Word for word, copy all the data and drop the pictures.

^^^^

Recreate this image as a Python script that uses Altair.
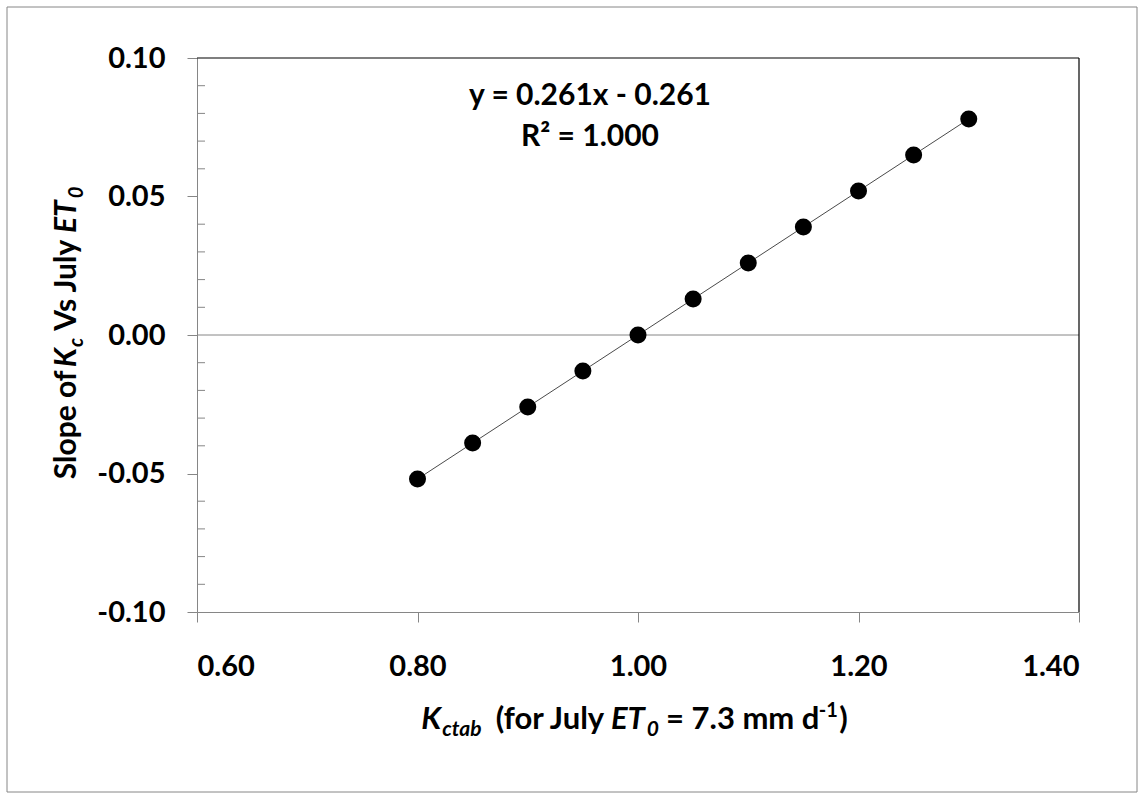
import altair as alt
import pandas as pd

# Tabulated crop coefficient and the slope of Kc against July ET0
kctab = [0.80, 0.85, 0.90, 0.95, 1.00, 1.05, 1.10, 1.15, 1.20, 1.25, 1.30]
slope = [-0.052, -0.039, -0.026, -0.013, 0.000, 0.013, 0.026, 0.039, 0.052, 0.065, 0.078]

x_ticks = [0.60, 0.80, 1.00, 1.20, 1.40]
y_ticks = [-0.10, -0.05, 0.00, 0.05, 0.10]
y_minor = [-0.09, -0.08, -0.07, -0.06, -0.04, -0.03, -0.02, -0.01,
           0.01, 0.02, 0.03, 0.04, 0.06, 0.07, 0.08, 0.09]

equation = ["y = 0.261x - 0.261", "R\u00b2 = 1.000"]

W, H = 882, 554
GRAY = "#868686"
FONT = "Lato"

df = pd.DataFrame({"kctab": kctab, "slope": slope})
xscale = alt.Scale(domain=[0.6, 1.4], nice=False, zero=False)
yscale = alt.Scale(domain=[-0.1, 0.1], nice=False, zero=False)

x_axis = alt.Axis(values=x_ticks, format=".2f", labelPadding=30)
y_axis = alt.Axis(values=y_ticks, labelPadding=22,
                  labelExpr="datum.value < 0 ? '-' + format(-datum.value, '.2f') : format(datum.value, '.2f')")
X = alt.X("kctab:Q", scale=xscale, title=None, axis=x_axis)
Y = alt.Y("slope:Q", scale=yscale, title=None, axis=y_axis)

# rough advance widths (em) of Lato Bold, used to lay out mixed-style titles
CW = {" ": 0.20, "(": 0.31, ")": 0.31, "-": 0.34, ".": 0.22, "=": 0.58,
      "E": 0.57, "J": 0.39, "K": 0.68, "R": 0.64, "S": 0.51, "T": 0.59, "V": 0.68,
      "a": 0.50, "b": 0.56, "c": 0.46, "d": 0.56, "e": 0.53, "f": 0.33, "l": 0.25,
      "m": 0.84, "o": 0.56, "p": 0.56, "r": 0.37, "s": 0.42, "t": 0.36, "u": 0.56,
      "y": 0.52, "x": 0.51}


def text_width(s, size):
    return sum(CW.get(ch, 0.58) for ch in s) * size


one = pd.DataFrame({"k": [0]})


def piece(text, x, y, size, italic=False, angle=0):
    kw = dict(text=text, font=FONT, fontSize=size, fontWeight="bold",
              align="left", baseline="alphabetic", color="black")
    if italic:
        kw["fontStyle"] = "italic"
    if angle:
        kw["angle"] = angle
    return alt.Chart(one).mark_text(**kw).encode(x=alt.value(x), y=alt.value(y))


def rich_title(parts, cx, cy, vertical=False):
    """parts: (gap before in px, text, size, italic, baseline shift)"""
    total = sum(g + text_width(t, s) for g, t, s, _, _ in parts)
    layers = []
    pos = (cy + total / 2) if vertical else (cx - total / 2)
    for gap, t, s, it, shift in parts:
        w = text_width(t, s)
        if vertical:
            pos -= gap
            layers.append(piece(t, cx + shift, pos, s, it, angle=270))
            pos -= w
        else:
            pos += gap
            layers.append(piece(t, pos, cy + shift, s, it))
            pos += w
    return layers


SP = 7  # one word space at the main size
x_title = rich_title([
    (0, "K", 31, True, 0), (0, "ctab", 21, True, 7),
    (2 * SP, "(for July", 31, False, 0), (SP, "ET", 31, True, 0), (0, "0", 21, True, 7),
    (SP, "= 7.3 mm d", 31, False, 0), (4, "-1", 20, False, -12), (2, ")", 31, False, 0),
], cx=438, cy=671)

y_title = rich_title([
    (0, "Slope of", 30, False, 0), (SP, "K", 30, True, 0), (0, "c", 20, True, 7),
    (SP, "Vs July", 30, False, 0), (SP, "ET", 30, True, 0), (0, "0", 20, True, 7),
], cx=-121, cy=275, vertical=True)

zero_line = alt.Chart(pd.DataFrame({"slope": [0.0]})).mark_rule(
    color=GRAY, strokeWidth=1).encode(y=Y)

minor_ticks = alt.Chart(pd.DataFrame({"slope": y_minor})).mark_rule(
    color=GRAY, strokeWidth=1).encode(y=Y, x=alt.value(0), x2=alt.value(8))

trend = alt.Chart(df).transform_regression("kctab", "slope").mark_line(
    color="#4a4a4a", strokeWidth=1).encode(x=X, y=Y)

points = alt.Chart(df).mark_circle(size=290, color="black", opacity=1).encode(x=X, y=Y)

top_border = alt.Chart(one).mark_rule(color="black", strokeWidth=1.2).encode(
    x=alt.value(0), x2=alt.value(W), y=alt.value(0))
right_border = alt.Chart(one).mark_rule(color="black", strokeWidth=1.2).encode(
    x=alt.value(W), y=alt.value(0), y2=alt.value(H))

# frame around the whole figure
outer = alt.Chart(one).mark_rect(fillOpacity=0, stroke=GRAY, strokeWidth=1).encode(
    x=alt.value(7 - 197), x2=alt.value(1137 - 197),
    y=alt.value(7 - 58), y2=alt.value(792 - 58))

eq_layers = [
    alt.Chart(one).mark_text(text=line, font=FONT, fontSize=30, fontWeight="bold",
                             align="center", baseline="alphabetic", color="black")
    .encode(x=alt.value(393), y=alt.value(yb))
    for line, yb in zip(equation, [47, 88])
]

chart = alt.layer(
    outer, zero_line, minor_ticks, trend, points, top_border, right_border,
    *eq_layers, *x_title, *y_title,
).properties(
    width=W, height=H,
    padding={"left": 197, "top": 58, "right": 65, "bottom": 182},
    autosize=alt.AutoSizeParams(type="none"),
    background="white",
).configure_view(strokeWidth=0).configure_axis(
    grid=False, domainColor=GRAY, tickColor=GRAY, tickSize=10,
    labelFont=FONT, labelFontWeight="bold", labelFontSize=29, labelColor="black",
)

chart.save("out.html", embed_options={"renderer": "svg", "actions": False})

^^^^

▸ Output for this task:
Recreate this image as a Python script that uses Altair.
import altair as alt
import pandas as pd

# Tabulated crop coefficient and the slope of Kc against July ET0
kctab = [0.80, 0.85, 0.90, 0.95, 1.00, 1.05, 1.10, 1.15, 1.20, 1.25, 1.30]
slope = [-0.052, -0.039, -0.026, -0.013, 0.000, 0.013, 0.026, 0.039, 0.052, 0.065, 0.078]

x_ticks = [0.60, 0.80, 1.00, 1.20, 1.40]
y_ticks = [-0.10, -0.05, 0.00, 0.05, 0.10]
y_minor = [-0.09, -0.08, -0.07, -0.06, -0.04, -0.03, -0.02, -0.01,
           0.01, 0.02, 0.03, 0.04, 0.06, 0.07, 0.08, 0.09]

equation = ["y = 0.261x - 0.261", "R\u00b2 = 1.000"]

W, H = 882, 554
GRAY = "#868686"
FONT = "Lato"

df = pd.DataFrame({"kctab": kctab, "slope": slope})
xscale = alt.Scale(domain=[0.6, 1.4], nice=False, zero=False)
yscale = alt.Scale(domain=[-0.1, 0.1], nice=False, zero=False)

x_axis = alt.Axis(values=x_ticks, format=".2f", labelPadding=30)
y_axis = alt.Axis(values=y_ticks, labelPadding=22,
                  labelExpr="datum.value < 0 ? '-' + format(-datum.value, '.2f') : format(datum.value, '.2f')")
X = alt.X("kctab:Q", scale=xscale, title=None, axis=x_axis)
Y = alt.Y("slope:Q", scale=yscale, title=None, axis=y_axis)

# rough advance widths (em) of Lato Bold, used to lay out mixed-style titles
CW = {" ": 0.20, "(": 0.31, ")": 0.31, "-": 0.34, ".": 0.22, "=": 0.58,
      "E": 0.57, "J": 0.39, "K": 0.68, "R": 0.64, "S": 0.51, "T": 0.59, "V": 0.68,
      "a": 0.50, "b": 0.56, "c": 0.46, "d": 0.56, "e": 0.53, "f": 0.33, "l": 0.25,
      "m": 0.84, "o": 0.56, "p": 0.56, "r": 0.37, "s": 0.42, "t": 0.36, "u": 0.56,
      "y": 0.52, "x": 0.51}


def text_width(s, size):
    return sum(CW.get(ch, 0.58) for ch in s) * size


one = pd.DataFrame({"k": [0]})


def piece(text, x, y, size, italic=False, angle=0):
    kw = dict(text=text, font=FONT, fontSize=size, fontWeight="bold",
              align="left", baseline="alphabetic", color="black")
    if italic:
        kw["fontStyle"] = "italic"
    if angle:
        kw["angle"] = angle
    return alt.Chart(one).mark_text(**kw).encode(x=alt.value(x), y=alt.value(y))


def rich_title(parts, cx, cy, vertical=False):
    """parts: (gap before in px, text, size, italic, baseline shift)"""
    total = sum(g + text_width(t, s) for g, t, s, _, _ in parts)
    layers = []
    pos = (cy + total / 2) if vertical else (cx - total / 2)
    for gap, t, s, it, shift in parts:
        w = text_width(t, s)
        if vertical:
            pos -= gap
            layers.append(piece(t, cx + shift, pos, s, it, angle=270))
            pos -= w
        else:
            pos += gap
            layers.append(piece(t, pos, cy + shift, s, it))
            pos += w
    return layers


SP = 7  # one word space at the main size
x_title = rich_title([
    (0, "K", 31, True, 0), (0, "ctab", 21, True, 7),
    (2 * SP, "(for July", 31, False, 0), (SP, "ET", 31, True, 0), (0, "0", 21, True, 7),
    (SP, "= 7.3 mm d", 31, False, 0), (4, "-1", 20, False, -12), (2, ")", 31, False, 0),
], cx=438, cy=671)

y_title = rich_title([
    (0, "Slope of", 30, False, 0), (SP, "K", 30, True, 0), (0, "c", 20, True, 7),
    (SP, "Vs July", 30, False, 0), (SP, "ET", 30, True, 0), (0, "0", 20, True, 7),
], cx=-121, cy=275, vertical=True)

zero_line = alt.Chart(pd.DataFrame({"slope": [0.0]})).mark_rule(
    color=GRAY, strokeWidth=1).encode(y=Y)

minor_ticks = alt.Chart(pd.DataFrame({"slope": y_minor})).mark_rule(
    color=GRAY, strokeWidth=1).encode(y=Y, x=alt.value(0), x2=alt.value(8))

trend = alt.Chart(df).transform_regression("kctab", "slope").mark_line(
    color="#4a4a4a", strokeWidth=1).encode(x=X, y=Y)

points = alt.Chart(df).mark_circle(size=290, color="black", opacity=1).encode(x=X, y=Y)

top_border = alt.Chart(one).mark_rule(color="black", strokeWidth=1.2).encode(
    x=alt.value(0), x2=alt.value(W), y=alt.value(0))
right_border = alt.Chart(one).mark_rule(color="black", strokeWidth=1.2).encode(
    x=alt.value(W), y=alt.value(0), y2=alt.value(H))

# frame around the whole figure
outer = alt.Chart(one).mark_rect(fillOpacity=0, stroke=GRAY, strokeWidth=1).encode(
    x=alt.value(7 - 197), x2=alt.value(1137 - 197),
    y=alt.value(7 - 58), y2=alt.value(792 - 58))

eq_layers = [
    alt.Chart(one).mark_text(text=line, font=FONT, fontSize=30, fontWeight="bold",
                             align="center", baseline="alphabetic", color="black")
    .encode(x=alt.value(393), y=alt.value(yb))
    for line, yb in zip(equation, [47, 88])
]

chart = alt.layer(
    outer, zero_line, minor_ticks, trend, points, top_border, right_border,
    *eq_layers, *x_title, *y_title,
).properties(
    width=W, height=H,
    padding={"left": 197, "top": 58, "right": 65, "bottom": 182},
    autosize=alt.AutoSizeParams(type="none"),
    background="white",
).configure_view(strokeWidth=0).configure_axis(
    grid=False, domainColor=GRAY, tickColor=GRAY, tickSize=10,
    labelFont=FONT, labelFontWeight="bold", labelFontSize=29, labelColor="black",
)

chart.save("out.html", embed_options={"renderer": "svg", "actions": False})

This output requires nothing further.